The
Crocodile Hunter
Collision Course
Critics have
loudly protested there’s no plot, but it’s
right there in the title, akin to Gordon Douglas’s Call Me Bwana
and impossible to miss. A falling CIA satellite sends a small capsule to
Queensland, where Steve and Terri Irwin are in search of a large predatory
crocodile, which swallows it. Agents from the CIA and the National
Reconnaissance Office travel to Australia after the thing.
There’s a
satire of American intelligence, which mistakes the globetrotting Irwins for
operatives, and of Aussie intelligence, which takes the real operatives for
poachers, and ultimately there is a rebuke of litterers in the outback.
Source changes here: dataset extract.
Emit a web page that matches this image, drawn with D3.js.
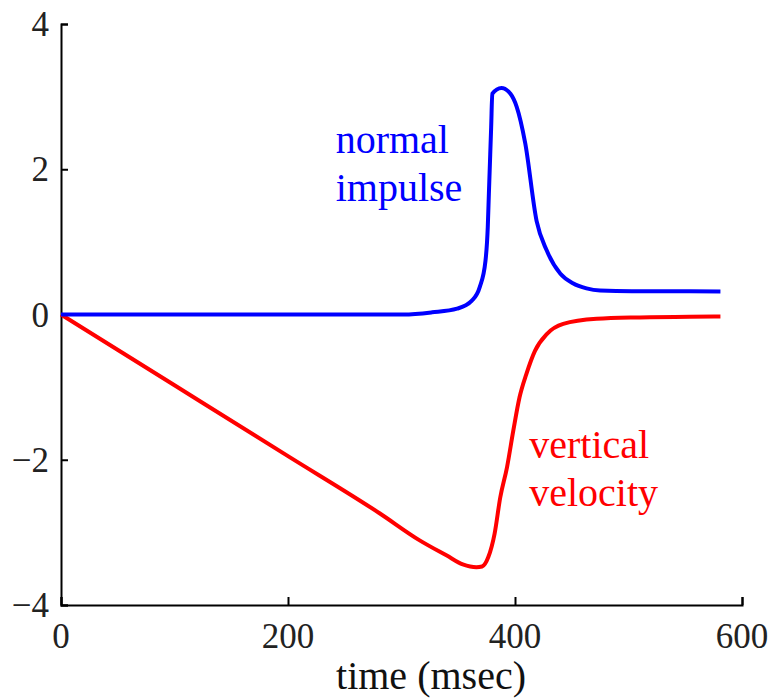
<!DOCTYPE html>
<html><head><meta charset="utf-8">
<script src="https://cdn.jsdelivr.net/npm/d3@7"></script>
</head><body style="margin:0">
<svg id="c" width="777" height="698" style="font-family:'Liberation Serif'"></svg>
<script>
const xTicks = [0, 200, 400, 600];
const yTicks = [-4, -2, 0, 2, 4];
const impulseT = [0, 100, 200, 302, 327, 349, 362, 369, 374, 376, 377, 379, 380, 388, 396, 401.5, 409, 419, 428, 440, 451, 463, 475, 503, 540, 581];
const impulseV = [0, 0, 0, 0.0, 0.03, 0.08, 0.19, 0.38, 0.74, 1.2, 1.67, 2.58, 3.04, 3.12, 3.04, 2.86, 2.36, 1.29, 0.88, 0.56, 0.43, 0.36, 0.33, 0.32, 0.32, 0.317];
const velocityT = [0, 100, 200, 281, 316, 340, 354, 366, 371, 376.5, 382, 387, 393, 398.5, 404, 410, 417.6, 428, 442.5, 472, 510, 554, 581];
const velocityV = [0, -0.975, -1.95, -2.74, -3.11, -3.32, -3.44, -3.48, -3.47, -3.34, -3.02, -2.52, -2.10, -1.60, -1.14, -0.82, -0.50, -0.27, -0.13, -0.06, -0.04, -0.03, -0.028];
const labels = [
  {lines: ["normal", "impulse"], t: 242, v: 2.22, color: "#0000ff"},
  {lines: ["vertical", "velocity"], t: 412.5, v: -1.98, color: "#ff0000"}
];

const svg = d3.select("#c");
const x = d3.scaleLinear().domain([0, 600]).range([61, 742]);
const y = d3.scaleLinear().domain([-4, 4]).range([605, 24]);

const gx = svg.append("g").attr("transform", `translate(0,${y(-4)})`)
  .call(d3.axisTop(x).tickValues(xTicks).tickSize(8).tickFormat(""));
const gy = svg.append("g").attr("transform", `translate(${x(0)},0)`)
  .call(d3.axisRight(y).tickValues(yTicks).tickSize(7).tickFormat(""));
[gx, gy].forEach(g => {
  g.select(".domain").attr("stroke", "#000").attr("stroke-width", 2);
  g.selectAll(".tick line").attr("stroke", "#000").attr("stroke-width", 2);
});

function txt(sel) { return sel.style("font-family", '"Liberation Serif"'); }

txt(svg.selectAll(".xl").data(xTicks).join("text"))
  .attr("x", d => x(d)).attr("y", 648)
  .attr("text-anchor", "middle").attr("font-size", 35)
  .attr("fill", "#222").text(d => d);
txt(svg.selectAll(".yl").data(yTicks).join("text"))
  .attr("x", 49).attr("y", d => y(d) + 12)
  .attr("text-anchor", "end").attr("font-size", 35)
  .attr("fill", "#222").text(d => d < 0 ? "\u2212" + Math.abs(d) : d);
txt(svg.append("text")).attr("x", 431).attr("y", 689).attr("text-anchor", "middle")
  .attr("font-size", 40).attr("fill", "#111").text("time (msec)");

const line = d3.line().x(d => x(d[0])).y(d => y(d[1])).curve(d3.curveMonotoneX);
svg.append("path").datum(velocityT.map((t, i) => [t, velocityV[i]]))
  .attr("d", line).attr("fill", "none").attr("stroke", "#ff0000").attr("stroke-width", 4);
svg.append("path").datum(impulseT.map((t, i) => [t, impulseV[i]]))
  .attr("d", line).attr("fill", "none").attr("stroke", "#0000ff").attr("stroke-width", 4);

labels.forEach(l => {
  l.lines.forEach((s, i) => txt(svg.append("text")).attr("font-size", 40).attr("fill", l.color)
    .attr("x", x(l.t)).attr("y", y(l.v) + i * 48).text(s));
});
</script>
</body></html>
The
crocodile is captured and relocated to “another river system”, and
eventually excretes the capsule, which could change the balance of power in the
sweet wide world.
Along with this
critical oversight came an animadversion on Stainton as incompetent, whereas
the real collision is between his fluid and flawless style vs. certain notions
of style countenanced by critics, and there is Brozzie, a cattle-raising
shotgun-wielding sheila with a venomous hatred of crocodiles and a pack of
hounds for the man from Fisheries and Fauna.
Steve Irwin’s Ghosts of War
The relics of war
in the Pacific lovingly examined and in many cases uncovered by the gamest
sonofabitch in Australia. Crashed planes, sunken ships, beach positions and Jap
fortifications of the utmost interest, personally attended.